Michael Joo (b. 1966, Ithaca, NY) lives and works in Brooklyn, New York.
This beautiful striped wreckage (which we interrogate) ... (2016) involves a three-part installation in the Sailor’s Home, an historical building built in 1857 on O’Curry Street, Limerick. The multimedia project incorporates video projection, an intervention in the space itself, and sculptural representations of the building’s architectural details. The video projection situated on the upper floor of the space is viewable only from the mid-story staircase landing. The video was filmed in the British Museum, London, and shows a sculpture of an “emaciated Buddha” from third-century Pakistan, which depicts the human form of the Buddha Shakyamuni in his attempt to reach enlightenment through extreme asceticism. Joo’s intervention in the ground floor of the Sailor’s Home involves using silver-nitrate to ‘mirror’ sculptural reconstructions of specific walls within the building. This process is based upon methods used in early photographic imaging involving chemically derived metallic silver.
The third part involves the building’s decorative architectural details that were salvaged during the ongoing restoration. Joo displays several of these details as sculptures in the rooms on the lower floors. Ambient light from the video serving to illuminate the space.
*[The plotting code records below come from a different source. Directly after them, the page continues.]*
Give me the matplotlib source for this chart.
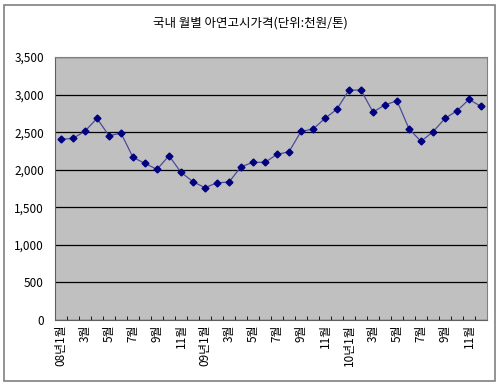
import numpy as np
import matplotlib
matplotlib.use('Agg')
import matplotlib.pyplot as plt
from matplotlib.patches import Rectangle
from matplotlib.ticker import FuncFormatter

plt.rcParams['font.family'] = ['Noto Sans CJK KR', 'DejaVu Sans']

title = '국내 월별 아연고시가격(단위:천원/톤)'
months = ['08년1월', '2월', '3월', '4월', '5월', '6월', '7월', '8월', '9월', '10월', '11월', '12월',
          '09년1월', '2월', '3월', '4월', '5월', '6월', '7월', '8월', '9월', '10월', '11월', '12월',
          '10년1월', '2월', '3월', '4월', '5월', '6월', '7월', '8월', '9월', '10월', '11월', '12월']
prices = [2405, 2418, 2515, 2684, 2453, 2488, 2165, 2085, 2005, 2187, 1966, 1841,
          1761, 1827, 1836, 2040, 2099, 2099, 2205, 2240, 2511, 2542, 2684, 2808,
          3061, 3061, 2768, 2865, 2918, 2546, 2378, 2506, 2684, 2786, 2936, 2844]

fig = plt.figure(figsize=(5, 3.86), dpi=100)
fig.patches.append(Rectangle((0.008, 0.012), 0.982, 0.976, transform=fig.transFigure,
                             fill=False, edgecolor='#808080', linewidth=1.2))

ax = fig.add_axes([0.11, 0.171, 0.864, 0.681])
ax.set_facecolor('#C0C0C0')
x = np.arange(len(prices))
ax.plot(x, prices, color='#4B4B9A', linewidth=0.9, marker='D', markersize=3.5,
        markerfacecolor='#000080', markeredgecolor='#000080', zorder=3)

ax.set_ylim(0, 3500)
ax.set_yticks(np.arange(0, 3501, 500))
ax.yaxis.set_major_formatter(FuncFormatter(lambda v, p: f'{int(v):,}'))
ax.yaxis.grid(True, color='black', linewidth=0.9)
ax.set_axisbelow(True)

ax.set_xlim(-0.5, len(prices) - 0.5)
ax.set_xticks(x[::2])
ax.set_xticklabels(months[::2], rotation=90, va='top', ha='center')
ax.set_xticks(np.arange(-0.5, len(prices), 1), minor=True)
ax.tick_params(axis='x', which='major', length=0, labelsize=8.5, pad=3)
ax.tick_params(axis='x', which='minor', length=3, direction='in')
ax.tick_params(axis='y', labelsize=8.5, length=0, pad=8)

for s in ['top', 'right']:
    ax.spines[s].set_color('#808080')
for s in ['left', 'bottom']:
    ax.spines[s].set_color('#606060')

fig.text(0.5, 0.94, title, ha='center', va='center', fontsize=9)

fig.savefig('out.png', dpi=100)
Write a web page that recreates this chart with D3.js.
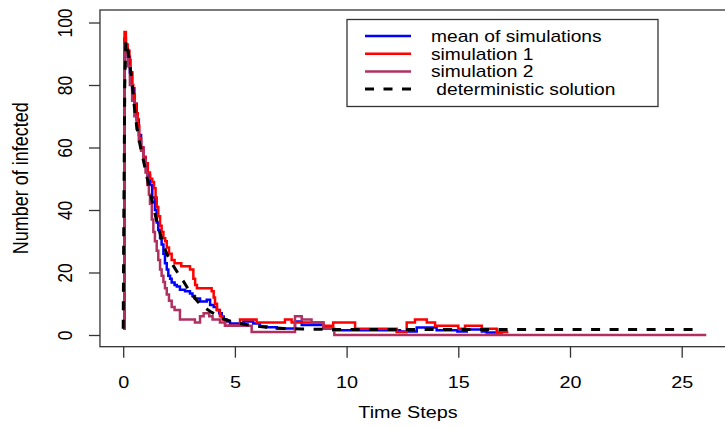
<!DOCTYPE html>
<html>
<head>
<meta charset="utf-8">
<script src="https://cdn.jsdelivr.net/npm/d3@7"></script>
<style>
  body { margin: 0; background: #fff; }
  text { font-family: "Liberation Sans", Arial, Helvetica, sans-serif; fill: #000; }
</style>
</head>
<body>
<div id="vis"></div>
<script>
// ---- data: [time, infected] ----
const meanSim = [
  [0,2],[0.06,95],[0.12,92],[0.2,89],[0.3,84],[0.4,79],[0.5,74],[0.6,69],[0.7,64],[0.8,60],
  [0.9,57],[1.0,54],[1.1,51],[1.2,48],[1.3,44],[1.42,40],[1.5,36],[1.57,33.6],[1.65,31],[1.72,29],
  [1.8,26],[1.87,23],[1.95,21],[2.02,19],[2.1,18],[2.17,16.8],[2.3,16],[2.4,15.5],[2.54,14.5],[2.77,14],
  [2.99,13.3],[3.1,12.5],[3.21,11.7],[3.44,10.7],[3.74,11.3],[3.89,9.6],[4.05,9],[4.19,8],[4.3,7],[4.41,5.9],
  [4.5,5],[4.63,4.3],[4.78,3.7],[5.38,4.3],[5.82,3.7],[6.12,2.7],[6.42,2.5],[6.87,2.1],[7.69,4.3],[7.99,3.2],
  [8.96,2.1],[9.4,1.5],[12.39,1.1],[13.14,2.4],[14.03,1.5],[14.96,1.1],[15.38,1.8],[16.05,1.1],[16.27,0.8],[17.0,0.8]
];

const sim1 = [
  [0,2],[0.06,97],[0.12,93],[0.2,91],[0.28,88],[0.33,84],[0.4,80],[0.45,77],[0.52,74],[0.57,71],
  [0.65,67],[0.72,63],[0.8,60],[0.9,57],[1.0,55],[1.1,52],[1.2,50],[1.3,49],[1.38,47],[1.45,44],
  [1.5,41],[1.57,38],[1.65,35],[1.72,33],[1.8,31],[1.88,30],[1.95,28],[2.05,26],[2.17,24],[2.3,23],
  [2.6,22],[2.99,21],[3.14,18],[3.22,16],[3.3,15],[3.96,14],[4.05,12],[4.11,10],[4.2,8],[4.33,6],
  [4.45,5],[4.56,3],[5.23,5],[5.97,4],[7.24,5],[7.54,4],[8.96,3],[9.4,4],[10.38,2],[12.24,1],
  [12.69,4],[13.06,5],[13.59,4],[13.96,3],[15.0,2],[15.3,3],[16.05,2],[16.72,1],[17.24,1]
];

const sim2 = [
  [0,2],[0.06,93],[0.12,90],[0.2,86],[0.3,80],[0.4,75],[0.5,70],[0.6,66],[0.7,62],[0.8,59],
  [0.9,56],[1.0,52],[1.08,48],[1.15,45],[1.2,42],[1.28,37],[1.35,33],[1.42,30],[1.5,27],[1.57,24],
  [1.65,21],[1.72,19],[1.8,17],[1.87,15],[1.95,13],[2.05,11],[2.17,9],[2.3,8],[2.54,5],[3.21,4],
  [3.44,6],[3.6,7],[3.85,6],[4.0,5],[4.33,4],[4.56,3],[5.75,1],[7.69,6],[7.99,5],[8.43,4],
  [8.96,2],[9.45,0],[26.1,0]
];

const deterministic = [
  [0,2],[0.03,40],[0.07,80],[0.12,94],[0.16,94],[0.25,89],[0.38,82],[0.5,73],[0.6,67],[0.75,61],
  [0.9,56],[1.05,51],[1.2,46],[1.35,41],[1.5,36.5],[1.65,32.5],[1.8,29],[1.95,26],[2.1,24],[2.24,22.2],
  [2.45,19.8],[2.69,17.3],[2.9,14.8],[3.14,12.4],[3.35,10.6],[3.59,9],[3.9,7.5],[4.19,6.3],[4.4,5.4],[4.63,4.8],
  [4.9,4.2],[5.2,3.7],[5.8,3],[6.4,2.5],[7.2,2.1],[8,1.9],[9,1.8],[10,1.8],[25.6,1.8]
];

const xTicks = [0, 5, 10, 15, 20, 25];
const yTicks = [0, 20, 40, 60, 80, 100];
const legendLabels = ["mean of simulations", "simulation 1", "simulation 2", " deterministic solution"];
const seriesColors = ["#0000ff", "#ff0000", "#b03060", "#000000"];

// ---- dimensions ----
const width = 725, height = 428;
const stretch = 1.2;  // the reference text is a bit wide

const svg = d3.select("#vis").append("svg")
  .attr("width", width)
  .attr("height", height);

// scales: pixel anchors taken from the tick marks
const x = d3.scaleLinear().domain([0, 25]).range([123.2, 681.7]);
const y = d3.scaleLinear().domain([0, 100]).range([335, 22.5]);

const xMin = -1.04, xMax = 27.04, yMin = -3.74, yMax = 104;

// ---- axes ----
const xAxis = svg.append("g")
  .attr("transform", `translate(0, ${y(yMin)})`)
  .call(d3.axisBottom(x).tickValues(xTicks).tickSize(11).tickSizeOuter(0));
xAxis.selectAll("text")
  .attr("y", 41).attr("dy", null)
  .attr("font-size", 16.5)
  .attr("transform", `scale(${stretch},1)`);

const yAxis = svg.append("g")
  .attr("transform", `translate(${x(xMin)}, 0)`)
  .call(d3.axisLeft(y).tickValues(yTicks).tickSize(11).tickSizeOuter(0));
yAxis.selectAll("text")
  .attr("x", null).attr("dy", null)
  .attr("text-anchor", "middle")
  .attr("font-size", 17.5)
  .attr("transform", `translate(-28,0) scale(${stretch},1) rotate(-90)`);

svg.selectAll(".domain").remove();
svg.selectAll(".tick line").attr("stroke", "#333").attr("stroke-width", 1.3);

// box
svg.append("rect")
  .attr("x", x(xMin)).attr("y", y(yMax))
  .attr("width", x(xMax) - x(xMin))
  .attr("height", y(yMin) - y(yMax))
  .attr("fill", "none")
  .attr("stroke", "#333")
  .attr("stroke-width", 1.3);

// axis titles
svg.append("text")
  .attr("text-anchor", "middle")
  .attr("font-size", 16.5)
  .attr("transform", `translate(408, 418) scale(${stretch},1)`)
  .text("Time Steps");

svg.append("text")
  .attr("text-anchor", "middle")
  .attr("font-size", 18)
  .attr("transform", `translate(28, ${(y(yMin) + y(yMax)) / 2}) scale(${stretch},1) rotate(-90)`)
  .text("Number of infected");

// ---- lines ----
const stepLine = d3.line()
  .x(d => x(d[0]))
  .y(d => y(d[1]))
  .curve(d3.curveStepAfter);

const smoothLine = d3.line()
  .x(d => x(d[0]))
  .y(d => y(d[1]));

const plot = svg.append("g");

[meanSim, sim1, sim2].forEach((s, i) => {
  plot.append("path")
    .datum(s)
    .attr("d", stepLine)
    .attr("fill", "none")
    .attr("stroke", seriesColors[i])
    .attr("stroke-width", 2.5);
});

plot.append("path")
  .datum(deterministic)
  .attr("d", smoothLine)
  .attr("fill", "none")
  .attr("stroke", "#000")
  .attr("stroke-width", 3)
  .attr("stroke-dasharray", "9,9.5");

// ---- legend ----
const legend = svg.append("g");
legend.append("rect")
  .attr("x", 347).attr("y", 19.5)
  .attr("width", 311).attr("height", 87)
  .attr("fill", "#fff")
  .attr("stroke", "#333")
  .attr("stroke-width", 1.3);

legendLabels.forEach((label, i) => {
  const ly = 36 + i * 17.7;
  legend.append("line")
    .attr("x1", 365).attr("x2", 411)
    .attr("y1", ly).attr("y2", ly)
    .attr("stroke", seriesColors[i])
    .attr("stroke-width", i === 3 ? 3 : 2.5)
    .attr("stroke-dasharray", i === 3 ? "9,9.5" : null);
  legend.append("text")
    .attr("font-size", 16)
    .attr("xml:space", "preserve")
    .attr("transform", `translate(431, ${ly + 6}) scale(${stretch},1)`)
    .text(label);
});
</script>
</body>
</html>
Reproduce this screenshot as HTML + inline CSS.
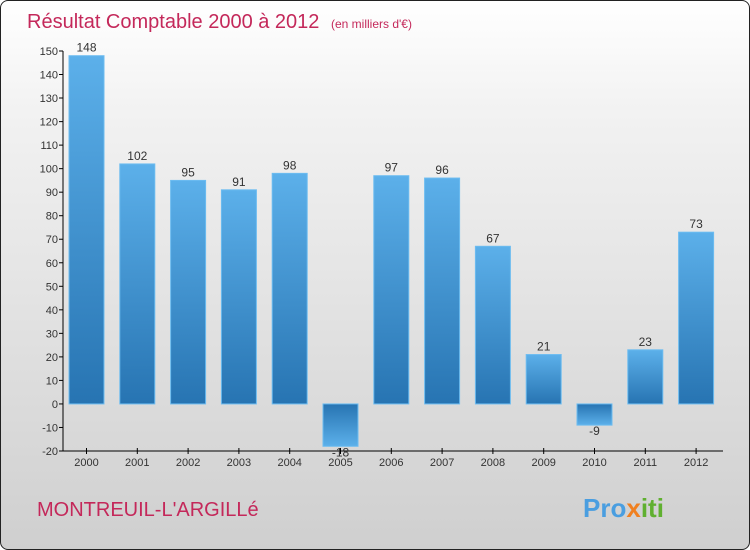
<!DOCTYPE html>
<html><head><meta charset="utf-8"><style>
body{margin:0;width:750px;height:550px;overflow:hidden;font-family:"Liberation Sans",sans-serif}
#wrap{position:absolute;left:0;top:0;width:748px;height:548px;border:1px solid #222;border-radius:8px;background:linear-gradient(#ffffff,#f2f2f2 20%,#d8d8d8 80%,#cfcfcf);overflow:hidden}
</style></head><body>
<div id="wrap">
<svg width="750" height="550">
<defs>
<linearGradient id="gp" x1="0" y1="0" x2="0" y2="1"><stop offset="0" stop-color="#5cb0ea"/><stop offset="1" stop-color="#2774b2"/></linearGradient>
<linearGradient id="gn" x1="0" y1="0" x2="0" y2="1"><stop offset="0" stop-color="#2774b2"/><stop offset="1" stop-color="#5cb0ea"/></linearGradient>
</defs>
<text x="26" y="27" font-size="20" fill="#c4285a">Résultat Comptable 2000 à 2012 <tspan font-size="12" dx="6">(en milliers d'€)</tspan></text>
<g id="axes"></g><g id="bars"></g>
<text x="36" y="515" font-size="20" fill="#c4285a">MONTREUIL-L'ARGILLé</text>
<text x="582" y="516" font-size="26" font-weight="bold" fill="#3a8fd0"><tspan fill="#4a9ee0">Pro</tspan><tspan fill="#f08020">x</tspan><tspan fill="#60b030">iti</tspan></text>
</svg></div>
<script>
const categories=["2000","2001","2002","2003","2004","2005","2006","2007","2008","2009","2010","2011","2012"];
const values=[148,102,95,91,98,-18,97,96,67,21,-9,23,73];
const yTicks=[150,140,130,120,110,100,90,80,70,60,50,40,30,20,10,0,-10,-20];
const NS="http://www.w3.org/2000/svg";
const x0=62,x1=722,yMin=-20,yMax=150,py0=450,py1=50;
const y=v=>py0-(v-yMin)/(yMax-yMin)*(py0-py1);
const step=50.8;
const xc=i=>85.5+step*i;
function mk(t,a,p){const e=document.createElementNS(NS,t);for(const k in a)e.setAttribute(k,a[k]);p.appendChild(e);return e;}
const ax=document.getElementById('axes'),bg=document.getElementById('bars');
let l=mk('line',{x1:x0,x2:x0,y1:py1,y2:py0,stroke:'#000'},ax);


l=mk('line',{x1:x0,x2:x1,y1:py0,y2:py0,stroke:'#000'},ax);


yTicks.forEach(v=>{
 mk('line',{x1:x0-4,x2:x0,y1:y(v),y2:y(v),stroke:'#000'},ax);
 const t=mk('text',{x:x0-5,y:y(v)+4,'font-size':11,'text-anchor':'end',fill:'#333'},ax);t.textContent=v;
 
 
});
categories.forEach((c,i)=>{
 const v=values[i],cx=xc(i),w=35;
 mk('line',{x1:cx,x2:cx,y1:py0-3,y2:py0+3,stroke:'#000'},ax);
 const t=mk('text',{x:cx,y:py0+15,'font-size':11,'text-anchor':'middle',fill:'#333'},ax);t.textContent=c;
 
 
 const top=Math.min(y(v),y(0)),h=Math.abs(y(v)-y(0));
 const r=mk('rect',{x:cx-w/2,y:top,width:w,height:h,fill:v>=0?'url(#gp)':'url(#gn)',stroke:'#6cbcf0','stroke-width':1},bg);
 
 
 const lb=mk('text',{x:cx,y:v>=0?y(v)-4:y(v)+10,'font-size':12,'text-anchor':'middle',fill:'#333'},bg);lb.textContent=v;
 
 
});
</script>
</body></html>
Joo is interested in seeing the Sailor’s Home as analogous to a body. Its somewhat mysterious past yet undeniable importance to the civic and social history of Limerick makes it a place for possible alternate narratives to unfold.
On this significant anniversary in Irish history against colonial authority, Joo utilizes the Sailor’s Home as a site of transmission between Britain and Ireland. The work can be seen as symbolic of human potential – symbolic of local and more universal concerns.